On Wed, 2008-02-20 at 13:24 +0100, Dr. Peter Poeml wrote:
Hi Rodrigo
On Tue, Feb 19, 2008 at 05:21:29PM +0100, Rodrigo Moya wrote:
Hi Peter
Just saw your comment on my blog about the os client. And indeed, one of the things that slowed me down a bit last week was the interface for the client, I am still not sure what the best thing would be.
So, can you share your ideas with me?
Also, is there a list of all the methods available in the osc.* python API?
cheers -- Rodrigo Moya
Klaas, I'm adding you to Cc because we talked about KDE & osc sometimes ;-) and I'm also adding the list to Cc.

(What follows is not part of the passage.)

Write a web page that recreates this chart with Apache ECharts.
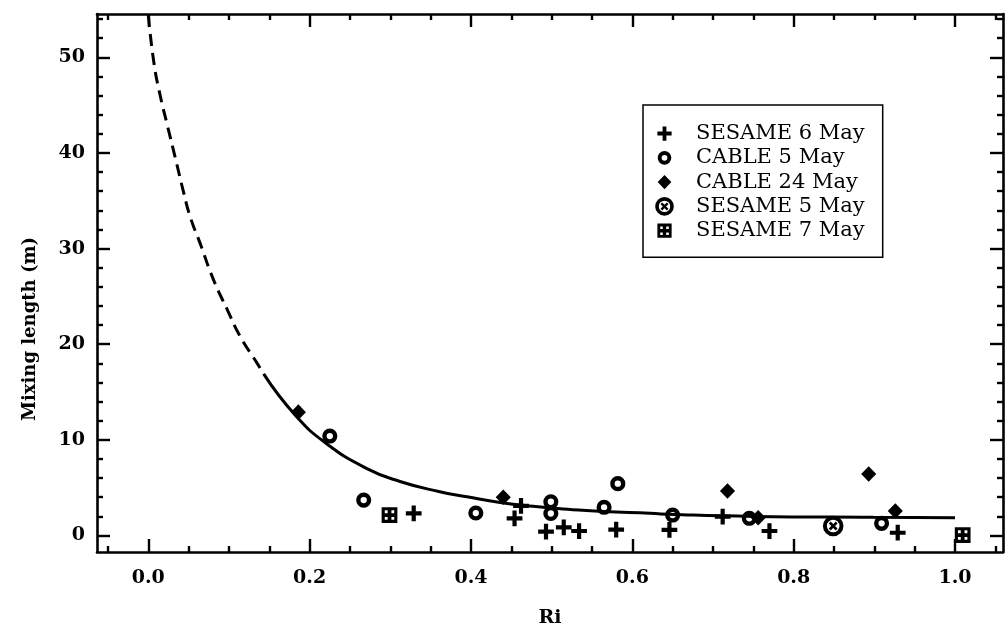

I have thought about the following ways:
1) simply use osc as is, calling it as external process. Adding a switch which makes osc output stuff in XML (similar to svn --xml) would greatly ease the job I guess. It would be a bit of work though. But doable and definitely worthwhile for other purposes.
2) use a persistent osc process "through a pipe", which turns osc in some sort of daemon. osc has some kind of preliminary batch support, I'd say. mmarek's osc-ftp goes into a similar direction which I envisioned, when I designed the engine. osc-ftp employs a batch mode which allows osc to keep running, so initialization stuff is not done again and again. I personally believe that this is the most efficient option. Again, switching to XML mode (--xml) would come to help.
3) use some kind of language bindings to use osc as python library. With KDE this seems to be possible, although I haven't really researched into this direction, and I don't know nothing about KDE. Seems to boil down either to an embedded Python interpreter, or to some other fancy way of integration. (Thinking further, vim can employ an embedded Python interpreter which would actually allow for integration too. Also, viewvc might serve as an example, using the svn lib through Python bindings; but it is written in Python itself.)
4) don't use osc and re-code everything: it's doable, and actually not so difficult (just how I started osc), but then again it's boring... and apart from doing HTTP requests and parsing XML replies, one needs to deal with the iChain authentication which is a bit special if it is to be used without getting in the way. osc stores a cookie which greatly speeds up later requests, and renews the cookie transparently when needed.
These are my thoughts, maybe a wiki page would be helpful to collect and review them.
why not:
5) use osc Python API as it is now
?
doesn't the osc.* python API provide all needed methods to operate?